4 thoughts on “Osaka: Bicycle Heaven

  1. I was impressed with bicycles in Japan also. I was more impressed by the social norms that prevent people from stealing from each other. There is no way people could leave their bikes around Toronto with only a wheel-lock, they would be loaded onto a van, never to be seen again!
    If you have time while you’re in Osaka, check out the Human Rights Museum. It’s cool and weird at the same time. The approach to the human rights discourse is like 20 years behind Canada (or maybe it’s just the translation).
    Also – check out Orange street while you’re in Osaka. It’s cool cool cool, and feels more like a smaller city, maybe like Soho in NYC or something.

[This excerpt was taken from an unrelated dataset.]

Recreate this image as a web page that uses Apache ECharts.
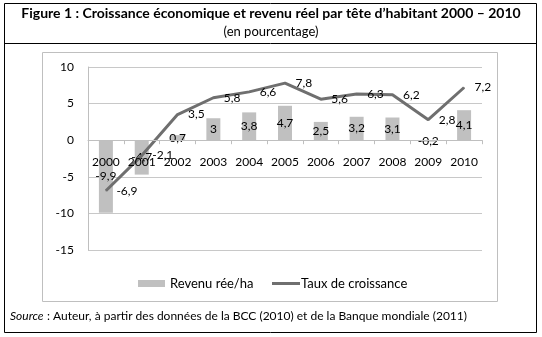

  2. Hey! That is one sweet collection of bike prn, thanks. I love the mass illegal parking activity. It seems so un-Japanese. If you can secure some small piece of Japanese hipster fixie d-bag paraphernalia to bring home I promise to dance at your wedding. Spoke cards? Cycling cap? Bike decal in kanji? Any would be nice. So you can cancel that order for the schoolgirl panties from the vending machine. I’m changing my order. 🙂

  3. Put on your dancing shoes, Carbonman! I found you two sweet reflective decals with kanji and bizarre logos on them. I’ll ask my friend Stephen to translate when I get back to Tokyo. No idea what they’re saying but one appears to be about cycling under the influence of too much sake, and the other might be about dogs? Or women? Not sure.

  4. Sweet! Can’t wait to see ’em. They’ll look oh so cool stuck to my new macbook 🙂 Arragato, M-san!